I’m not used to sitting during services, but this day was different. It was my daughter’s bat mitzvah and for one Shabbat I wasn’t the rabbi, I was the dad.

I’ve been officiating at b’nei mitzvah ceremonies since the beginning of the pandemic. What started out as Zoom ceremonies has transitioned to outdoor, socially-distant, masked Shabbat services with plexi-shielded podia, liturgy and choreography adapted for this unique time.

A brave and resilient group of 13-year-olds around the country have stayed the course, completing their tutoring and rehearsals virtually and sometimes, encountering the physical Torah for the first time only on the day of their bar/bat mitzvah. My daughter was one of those students.

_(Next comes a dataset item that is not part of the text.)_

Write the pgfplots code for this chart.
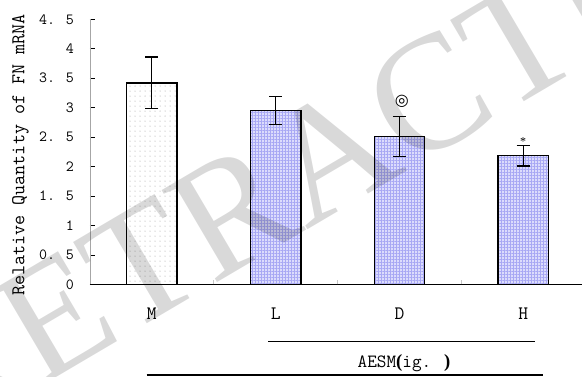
\documentclass[border=0pt]{standalone}
\usepackage{pgfplots}
\pgfplotsset{compat=1.18}
\usepackage{fontspec}
\newfontfamily\wmfont{Liberation Serif}
\newfontfamily\symfont{DejaVu Sans}
\usetikzlibrary{patterns.meta}
\definecolor{barblue}{RGB}{220,220,252}
\definecolor{hatchblue}{RGB}{168,168,244}
\begin{document}
\begin{tikzpicture}[x=1pt,y=1pt]
\path[use as bounding box] (0,0) rectangle (582,-376);
\begin{axis}[
  at={(90pt,-284.3pt)}, anchor=south west,
  width=492pt, height=265pt, scale only axis,
  xmin=-0.5, xmax=3.475, ymin=0, ymax=4.5,
  axis x line=bottom, axis y line=left, axis line style={-},
  x axis line style={line width=1pt, black},
  y axis line style={line width=0.5pt, gray!70},
  tick align=inside,
  ytick={0,0.5,...,4.5},
  yticklabels={0,0. 5,1,1. 5,2,2. 5,3,3. 5,4,4. 5},
  ytick style={black, line width=0.6pt},
  major tick length=5pt,
  yticklabel style={font=\ttfamily\fontsize{15.5}{15.5}\selectfont, anchor=east, inner sep=0pt, xshift=-16pt},
  xtick={0,1,2,3}, xticklabels={M,L,D,H},
  xticklabel style={font=\ttfamily\fontsize{19}{19}\selectfont, anchor=center, inner sep=0pt, yshift=-29pt},
  xtick style={draw=none},
  extra x ticks={0.5,1.5,2.5}, extra x tick labels={},
  extra x tick style={xtick style={draw=gray!45, line width=0.6pt}, major tick length=4pt},
  ylabel={Relative Quantity of FN mRNA},
  ylabel style={font=\ttfamily\fontsize{19.5}{19.5}\selectfont, at={(axis description cs:-0.1415,0.488)}, anchor=center, inner sep=0pt},
  clip=false,
]
\addplot[ybar, bar width=50.5pt, bar shift=0pt, draw=black, line width=1.3pt, fill=white,
  postaction={pattern={Dots[distance=5pt, radius=0.5pt]}, pattern color=gray!80},
  error bars/.cd, y dir=both, y explicit,
  error bar style={line width=1.2pt, black},
  error mark options={rotate=90, mark size=6.5pt, line width=1.2pt, black}]
  coordinates {(0,3.42) +- (0,0.44)};
\addplot[ybar, bar width=50.5pt, bar shift=0pt, draw=black, line width=1.3pt, fill=barblue,
  postaction={pattern={Hatch[distance=3pt, line width=0.5pt, angle=0]}, pattern color=hatchblue},
  error bars/.cd, y dir=both, y explicit,
  error bar style={line width=1.2pt, black},
  error mark options={rotate=90, mark size=6.5pt, line width=1.2pt, black}]
  coordinates {(1,2.955) +- (0,0.24) (2,2.51) +- (0,0.34) (3,2.185) +- (0,0.175)};
\node[font=\symfont\fontsize{16}{16}\selectfont, inner sep=0pt] at (axis cs:2.02,3.10) {◎};
\node[font=\wmfont\fontsize{12}{12}\selectfont, inner sep=0pt, anchor=base, yshift=-6pt] at (axis cs:3.0,2.46) {*};
\end{axis}
\draw[line width=1.4pt] (268,-341.7) -- (534.5,-341.7);
\node[font=\ttfamily\fontsize{18.7}{18.7}\selectfont, inner sep=0pt] at (404,-363) {AESM{\wmfont\bfseries(}ig. {\wmfont\bfseries)}};
\draw[line width=1.5pt] (146.6,-375) -- (542.6,-375);
\node[rotate=30.5, font=\wmfont\fontsize{164}{164}\selectfont, text=black, text opacity=0.15, inner sep=0pt] at (334,-152) {RETRACTED};
\end{tikzpicture}
\end{document}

Just two days before her service, regulations and restrictions kept changing in Los Angeles and yet, we soldiered on. What resulted was one of the proudest days of my life. As a result of my daughter’s ceremony and others, I’ve learned a few things from these pandemic ceremonies. I can relate to the challenges that arise for families and students as they navigate through concerns of spotty internet, absent family members, ever-changing restrictions, and anxiety about health and safety. But because of these challenges, I have found a deeper appreciation for the fortitude, resilience, and creativity of our Jewish tradition and most important of all, a return to the core values of b’nei mitzvah.

This pandemic has caused a return to intimacy. For decades, we have feared that synagogues have become “b’nei mitvzah factories” with ceremonies that feel cookie-cutter and impersonal.

Not anymore.

I spend more time with b’nei mitzvah families to plan these unique COVID-19 era ceremonies than I did before the pandemic. The day of the service, when I look out at the masked faces, I see only the most important (local) people in a child’s life. As both a rabbi and a parent, the service feels carefully calibrated to each family’s needs and limitations.

The new reality of b’nei mitzvah has also encouraged global connection and participation.

My father and step-mother live in New York and therefore, could not be with us in Los Angeles for Ella’s ceremony. They did, however, participate via a pre-recorded aliyah incorporated into the service and viewed on a screen for all to see. Other family and friends around the country joined the service via livestream and joined a post-ceremony ‘Zoom Schmooze’ where we saw all their smiling faces and heard the shouts of “Mazel tov!” Many wrote notes of support in the chat, showering us with love. The synagogue webpage that hosted the live-feed of the service also provided a way for people to share pictures of themselves watching the service and a form where they could write a blessing for the bat mitzvah. In a surprisingly real and meaningful way, more people were able to participate in my daughter becoming a bat mitzvah than in “normal” times.

In this new age, the ceremony takes center stage. I’m sure my wife and I are not the only ones able to let out a big sigh of relief that we did not have to throw a big party for our daughter. Not only is this helpful in a time of financial strain for so many, but it also shifts the focus back to what matters - the ceremony itself. When the frustration and drama that come with party planning, table assignments, swag bags, decorations, and so much more fade into the background, it leaves emotional room for families to focus on making the religious part of it all far more meaningful and personal. In the end, most kids are just as happy, if not happier, without all that party drama. Ella’s party consisted of an afternoon car parade with 60 cars slowly crawling down our street while a DJ played music from the front yard. She saw friends and family in a safe way and felt completely fulfilled.

A passage in the Talmud states, “Just as the olive only yields oil for light when it is pounded, so are people’s greatest potentials realized only under the pressure of adversity.” The resilience and optimism of the students and families that decide to go forward with b’nei mitzvah ceremonies during this pandemic are an inspiration to the entire Jewish people. In the midst of global pain and fear, they have returned us all to the heart of what it really means to become a bar or bat mitzvah.

I hope it will have profound implications for b’nei mitzvah long after we emerge from this viral nightmare.